Problem statement :: Can you set down, exactly as they appear below, the lines from the opening of the material through the one bearing "HALF = [0] *", minus the pictures?

=== Material provided ===

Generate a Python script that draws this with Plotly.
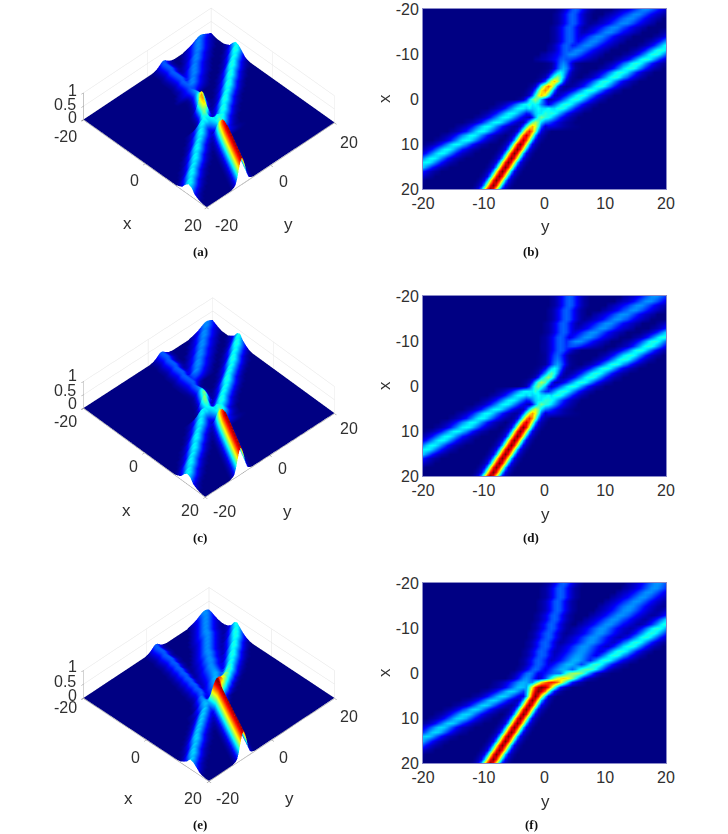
"""Soliton interaction panels: surface view on the left, top view on the right."""
import plotly.graph_objects as go

W, H = 728, 834
X_GRID = [v for v in range(-20, 21)]
Y_GRID = [v / 2 for v in range(-40, 41)]
TICKS_XY = [-20, 0, 20]
TICKS_MAP = [-20, -10, 0, 10, 20]
TICK_TEXT_MAP = ["-20", "-10", "0", "10", "20"]
TICKS_Z = [0, 0.5, 1]
PANEL_NAMES = ["(a)", "(b)", "(c)", "(d)", "(e)", "(f)"]

# cross sections, % of the ridge height, one sample per 0.5 of y
NARROW = [2, 5, 11, 30, 60, 86, 100, 86, 60, 30, 11, 5, 2]
NARROW_13 = [1, 3, 7, 14, 29, 50, 75, 92, 100, 92, 75, 50, 29, 14, 7, 3, 1]
NARROW_16 = [2, 4, 8, 14, 28, 45, 65, 84, 95, 100, 95, 84, 65, 45, 28, 14, 8, 4, 2]
NARROW_20 = [2, 4, 6, 11, 17, 30, 45, 60, 77, 90, 97, 100, 97, 90, 77, 60, 45, 30, 17, 11, 6, 4, 2]
LONG = [5, 8, 12, 18, 27, 38, 53, 68, 84, 96, 100, 96, 84, 68, 53, 38, 27, 18, 12, 8, 5]
WIDE = [11, 15, 22, 28, 37, 47, 60, 74, 86, 97, 100, 97, 86, 74, 60, 47, 37, 28, 22, 15, 11]
STEEP = [8, 14, 27, 45, 68, 91, 100, 91, 68, 45, 27, 14, 8]
HALF = [0] * 10 + [100, 96, 84, 68, 53, 38, 27, 18, 12, 8, 5]

# each ridge: (x row, y of the crest, crest height in %)
LONG_LEFT_BD = [
    (18, -25, 38), (17, -23.5, 38), (16, -22.5, 38), (15, -21, 38), (14, -19.5, 38), (13, -18.5, 38),
    (12, -17, 38), (11, -16, 38), (10, -14.5, 38), (9, -13, 38), (8, -12, 38), (7, -10.5, 38),
    (6, -9.5, 38), (5, -8, 38), (4, -6.5, 38), (3, -5.5, 38), (2, -4, 38), (1, -3, 38),
]
LINK_BD = [(1, -1.5, 38), (2, -2.5, 36), (2, -1, 38), (2, 0.5, 38), (3, -1, 36), (3, 0, 38)]
RED_B = [
    (20, -9, 100), (19, -8.5, 100), (18, -8, 100), (17, -7.5, 100), (16, -7, 100), (15, -6.5, 100), (14, -6, 100),
    (13, -5.5, 100), (12, -5, 100), (11, -4.5, 100), (10, -4, 100), (9, -3.5, 95), (8, -3, 92), (7, -2.5, 85),
    (6, -2, 70), (5, -1.5, 55), (4, -0.5, 48), (3, 0, 42),
]
BLOB_B = [
    (1, -2.5, 42), (0, -1.5, 52), (-1, -0.5, 68), (-2, 0, 74), (-3, 0.5, 76), (-4, 1.5, 68), (-5, 2, 52),
    (-6, 2.5, 38), (-7, 3, 30), (-8, 3, 26),
]
STEEP_B = [
    (-9, 3, 22), (-10, 3.5, 22), (-11, 3.5, 22), (-12, 3.5, 22), (-13, 4, 22), (-14, 4, 22), (-15, 4, 22),
    (-16, 4, 22), (-17, 4.5, 22), (-18, 4.5, 22), (-19, 4.5, 22), (-20, 5, 22),
]
UPPER_B = [
    (-9, 3.5, 20), (-10, 4.5, 26), (-11, 5.5, 26), (-12, 7, 26), (-13, 8, 26), (-14, 9, 26), (-15, 10.5, 26),
    (-16, 11.5, 26), (-17, 13, 26), (-18, 14, 26), (-19, 15, 26), (-20, 16.5, 26),
]
LONG_RIGHT_B = [
    (3, 1, 41), (2, 2.5, 41), (1, 3.5, 41), (0, 5, 41), (-1, 6, 41), (-2, 7.5, 41), (-3, 9, 41), (-4, 10, 41),
    (-5, 11.5, 41), (-6, 12.5, 41), (-7, 14, 41), (-8, 15, 41), (-9, 16.5, 41), (-10, 18, 41), (-11, 19, 41),
    (-12, 20.5, 41), (-13, 21.5, 41), (-14, 23, 41), (-15, 24, 41),
]
RIGHT_FOOT_BD = [(4, 0, 41), (5, -0.5, 25), (6, 0.5, 10)]

RED_D = [
    (20, -9, 100), (19, -8.5, 100), (18, -8, 100), (17, -7.5, 100), (16, -7, 100), (15, -6.5, 100), (14, -6, 100),
    (13, -5.5, 100), (12, -5, 100), (11, -4.5, 100), (10, -4, 100), (9, -3.5, 100), (8, -3, 92), (7, -2.5, 85),
    (6, -2, 72), (5, -1.5, 58), (4, -0.5, 48), (3, 0, 42),
]
BLOB_D = [
    (1, -1.5, 42), (0, -1, 50), (-1, -0.5, 54), (-2, 0.5, 52), (-3, 1, 46), (-4, 1.5, 38), (-5, 2, 28),
    (-6, 2, 24), (-7, 2, 22),
]
STEEP_D = [
    (-8, 2.5, 22), (-9, 2.5, 22), (-10, 2.5, 22), (-11, 2.5, 22), (-12, 3, 22), (-13, 3, 22), (-14, 3, 22),
    (-15, 3.5, 22), (-16, 3.5, 22), (-17, 3.5, 22), (-18, 4, 22), (-19, 4, 22), (-20, 4, 22),
]
UPPER_D = [
    (-9, 4.5, 20), (-10, 5.5, 27), (-11, 7, 27), (-12, 8, 27), (-13, 9.5, 27), (-14, 10.5, 27), (-15, 12, 27),
    (-16, 13, 27), (-17, 14.5, 27), (-18, 15.5, 27), (-19, 17, 27), (-20, 18, 27),
]
LONG_RIGHT_D = [
    (3, 0.5, 41), (2, 2, 41), (1, 3, 41), (0, 4.5, 41), (-1, 6, 41), (-2, 7.5, 41), (-3, 8.5, 41), (-4, 10, 41),
    (-5, 11.5, 41), (-6, 13, 41), (-7, 14, 41), (-8, 15.5, 41), (-9, 17, 41), (-10, 18, 41), (-11, 19.5, 41),
    (-12, 21, 41), (-13, 22.5, 41), (-14, 23.5, 41),
]

RED_F = [
    (20, -9, 100), (19, -8.5, 100), (18, -8, 100), (17, -7.5, 100), (16, -7, 100), (15, -6.5, 100), (14, -6, 100),
    (13, -5.5, 100), (12, -5, 100), (11, -4.5, 100), (10, -4, 100), (9, -3.5, 100), (8, -3, 100), (7, -2.5, 100),
    (6, -2, 100), (5, -1.5, 100),
]
BEND_13_F = [(4, -1, 100)]
BEND_16_F = [(3, -0.5, 100)]
BEND_20_F = [(2, 1, 85), (1, 3, 66), (0, 5, 54), (-1, 7, 46)]
LONG_RIGHT_F = [
    (-2, 8.5, 43), (-3, 10, 41), (-4, 11.5, 41), (-5, 12.5, 41), (-6, 14, 41), (-7, 15, 41), (-8, 16.5, 41),
    (-9, 17.5, 41), (-10, 18.5, 41), (-11, 20, 41), (-12, 21, 41), (-13, 22.5, 41), (-14, 23.5, 41), (-15, 24.5, 41),
]
LONG_LEFT_F = [
    (18, -25, 34), (17, -23.5, 34), (16, -22, 34), (15, -21, 34), (14, -19.5, 34), (13, -18, 34), (12, -17, 34),
    (11, -15.5, 34), (10, -14, 34), (9, -13, 34), (8, -11.5, 34), (7, -10, 34), (6, -8.5, 34), (5, -7, 34),
    (4, -5.5, 34), (3, -4, 32), (2, -3.5, 30),
]
STEEP_F = [
    (1, -3, 27), (0, -2.5, 25), (-1, -1.5, 23), (-2, -1, 22), (-3, -1, 22), (-4, -0.5, 22), (-5, -0.5, 22),
    (-6, 0, 22), (-7, 0, 22), (-8, 0.5, 22), (-9, 0.5, 22), (-10, 1, 22), (-11, 1, 22), (-12, 1.5, 22),
    (-13, 1.5, 22), (-14, 2, 22), (-15, 2, 22), (-16, 2, 22), (-17, 2.5, 22), (-18, 2.5, 22), (-19, 2.5, 22), (-20, 3, 22),
]
UPPER_F = [
    (0, 2, 24), (-1, 3, 30), (-2, 4, 31), (-3, 5, 30), (-4, 5.5, 28), (-5, 6, 27), (-6, 6.5, 27), (-7, 7.5, 27),
    (-8, 8, 27), (-9, 9, 27), (-10, 9.5, 27), (-11, 10.5, 27), (-12, 11.5, 27), (-13, 12.5, 27), (-14, 13.5, 27),
    (-15, 14, 27), (-16, 15, 27), (-17, 16, 27), (-18, 17, 27), (-19, 18, 27), (-20, 18.5, 27),
]

JET = [
    [0, "rgb(0,0,131)"], [0.125, "rgb(0,0,255)"], [0.375, "rgb(0,255,255)"],
    [0.625, "rgb(255,255,0)"], [0.875, "rgb(255,0,0)"], [1, "rgb(128,0,0)"],
]
FONT = "Liberation Sans"
INK = "#303030"


def build_grid(*ridges):
    z = [[0.0 for _ in Y_GRID] for _ in X_GRID]
    for rows, profile in ridges:
        half = (len(profile) - 1) // 2
        for x, crest_y, crest in rows:
            for k, pct in enumerate(profile):
                col = int(round(crest_y * 2)) + k - half + 40
                if 0 <= col <= 80:
                    z[x + 20][col] = max(z[x + 20][col], crest * pct / 10000)
    return z


def fx(px):
    return px / W


def fy(py):
    return 1 - py / H


def scene_layout(top, bottom, eye, shift):
    axis = dict(
        showbackground=False, gridcolor="#e2e2e2", gridwidth=1, zeroline=False, showline=True,
        linecolor="#8c8c8c", ticks="outside", ticklen=3, tickcolor="#8c8c8c",
        showticklabels=False, showspikes=False, title=dict(text=""),
    )
    return dict(
        domain=dict(x=[fx(20), fx(398)], y=[fy(bottom), fy(top)]),
        xaxis=dict(axis, range=[-20, 20], tickvals=TICKS_XY),
        yaxis=dict(axis, range=[-20, 20], tickvals=TICKS_XY),
        zaxis=dict(axis, range=[-0.02, 1], tickvals=TICKS_Z),
        aspectmode="manual", aspectratio=dict(x=1, y=1, z=0.21),
        camera=dict(eye=dict(eye, z=eye["z"] + shift), up=dict(x=0, y=0, z=1), center=dict(x=0, y=0, z=shift),
                    projection=dict(type="orthographic")),
    )


GRIDS = [
    build_grid((LONG_LEFT_BD, LONG), (LINK_BD, STEEP), (RED_B, NARROW), (BLOB_B, NARROW), (STEEP_B, STEEP),
               (UPPER_B, WIDE), (LONG_RIGHT_B, LONG), (RIGHT_FOOT_BD, HALF)),
    build_grid((LONG_LEFT_BD, LONG), (LINK_BD, STEEP), (RED_D, NARROW), (BLOB_D, NARROW), (STEEP_D, STEEP),
               (UPPER_D, WIDE), (LONG_RIGHT_D, LONG), (RIGHT_FOOT_BD, HALF)),
    build_grid((LONG_LEFT_F, LONG), (RED_F, NARROW), (BEND_13_F, NARROW_13), (BEND_16_F, NARROW_16),
               (BEND_20_F, NARROW_20), (LONG_RIGHT_F, LONG), (STEEP_F, STEEP), (UPPER_F, WIDE)),
]
# top and bottom pixel of each map, and of each surface scene
MAP_ROWS = [(9, 189), (296, 476), (583, 763)]
SCENE_ROWS = [(0, 355), (220, 575), (479, 834)]
EYES = [dict(x=0.836, y=-0.808, z=1.10), dict(x=0.846, y=-0.797, z=1.10), dict(x=0.848, y=-0.848, z=1.058)]
SCENE_SHIFTS = [-0.54, 0, 0.21]

fig = go.Figure()
layout = {}
annotations = []


def note(text, px, py, size=16, font=FONT, angle=0, color=INK):
    annotations.append(dict(
        text=text, x=fx(px), y=fy(py), xref="paper", yref="paper", showarrow=False, xanchor="center", yanchor="middle",
        textangle=angle, font=dict(family=font, size=size, color=color),
    ))


for i, z in enumerate(GRIDS):
    n = "" if i == 0 else str(i + 1)
    z_swapped = [list(col) for col in zip(*z)]
    fig.add_trace(go.Surface(
        x=X_GRID, y=Y_GRID, z=z_swapped, scene="scene" + n, colorscale=JET, cmin=0, cmax=1, showscale=False,
        lighting=dict(ambient=1, diffuse=0, specular=0, roughness=1, fresnel=0), hoverinfo="skip",
    ))
    fig.add_trace(go.Heatmap(
        x=Y_GRID, y=X_GRID, z=z, xaxis="x" + n, yaxis="y" + n, colorscale=JET, zmin=0, zmax=1,
        zsmooth="best", showscale=False,
    ))
    top, bottom = MAP_ROWS[i]
    map_axis = dict(
        range=[-20, 20], tickvals=TICKS_MAP, ticktext=TICK_TEXT_MAP, ticks="", showline=True,
        linecolor="#8a8ac8", linewidth=1, mirror=True, showgrid=False, zeroline=False, automargin=False,
        tickfont=dict(family=FONT, size=16, color=INK),
    )
    layout["xaxis" + n] = dict(map_axis, domain=[fx(423), fx(666)], anchor="y" + n)
    layout["yaxis" + n] = dict(map_axis, domain=[fy(bottom), fy(top)], anchor="x" + n, range=[20, -20])
    note("y", 545, bottom + 38, size=17)
    note("x", 384, (top + bottom) / 2, size=17, angle=-90)
    s_top, s_bottom = SCENE_ROWS[i]
    layout["scene" + n] = scene_layout(s_top, s_bottom, EYES[i], SCENE_SHIFTS[i])

# tick and axis texts of the three surface views, placed where the picture has them
SURFACE_TEXT = [
    ("1", 72, 90), ("0.5", 65, 104), ("0", 72, 117), ("-20", 65, 137), ("0", 134, 180), ("20", 193, 225),
    ("x", 127, 223), ("-20", 226, 225), ("0", 283, 182), ("20", 349, 142), ("y", 288, 224),
    ("1", 72, 375), ("0.5", 65, 390), ("0", 72, 403), ("-20", 65, 422), ("0", 133, 467), ("20", 190, 511),
    ("x", 126, 510), ("-20", 224, 512), ("0", 282, 469), ("20", 349, 428), ("y", 287, 512),
    ("1", 72, 666), ("0.5", 65, 681), ("0", 72, 695), ("-20", 65, 707), ("0", 135, 757), ("20", 193, 798),
    ("x", 128, 798), ("-20", 227, 798), ("0", 283, 757), ("20", 349, 716), ("y", 289, 798),
]
for text, px, py in SURFACE_TEXT:
    note(text, px, py, size=17 if text in ("x", "y") else 16)

LABEL_POS = [(200, 251), (531, 251), (200, 537), (531, 537), (200, 824), (531, 824)]
for name, (px, py) in zip(PANEL_NAMES, LABEL_POS):
    note("<b>%s</b>" % name, px, py, size=13, font="Liberation Serif", color="#111111")

fig.update_layout(
    width=W, height=H, margin=dict(l=0, r=0, t=0, b=0, autoexpand=False), paper_bgcolor="white", plot_bgcolor="white",
    showlegend=False, annotations=annotations, **layout,
)
fig.write_html("out.html", config=dict(displayModeBar=False), post_script="document.body.style.margin = '0';")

===

Worked solution ::
Generate a Python script that draws this with Plotly.
"""Soliton interaction panels: surface view on the left, top view on the right."""
import plotly.graph_objects as go

W, H = 728, 834
X_GRID = [v for v in range(-20, 21)]
Y_GRID = [v / 2 for v in range(-40, 41)]
TICKS_XY = [-20, 0, 20]
TICKS_MAP = [-20, -10, 0, 10, 20]
TICK_TEXT_MAP = ["-20", "-10", "0", "10", "20"]
TICKS_Z = [0, 0.5, 1]
PANEL_NAMES = ["(a)", "(b)", "(c)", "(d)", "(e)", "(f)"]

# cross sections, % of the ridge height, one sample per 0.5 of y
NARROW = [2, 5, 11, 30, 60, 86, 100, 86, 60, 30, 11, 5, 2]
NARROW_13 = [1, 3, 7, 14, 29, 50, 75, 92, 100, 92, 75, 50, 29, 14, 7, 3, 1]
NARROW_16 = [2, 4, 8, 14, 28, 45, 65, 84, 95, 100, 95, 84, 65, 45, 28, 14, 8, 4, 2]
NARROW_20 = [2, 4, 6, 11, 17, 30, 45, 60, 77, 90, 97, 100, 97, 90, 77, 60, 45, 30, 17, 11, 6, 4, 2]
LONG = [5, 8, 12, 18, 27, 38, 53, 68, 84, 96, 100, 96, 84, 68, 53, 38, 27, 18, 12, 8, 5]
WIDE = [11, 15, 22, 28, 37, 47, 60, 74, 86, 97, 100, 97, 86, 74, 60, 47, 37, 28, 22, 15, 11]
STEEP = [8, 14, 27, 45, 68, 91, 100, 91, 68, 45, 27, 14, 8]
HALF = [0] * 10 + [100, 96, 84, 68, 53, 38, 27, 18, 12, 8, 5]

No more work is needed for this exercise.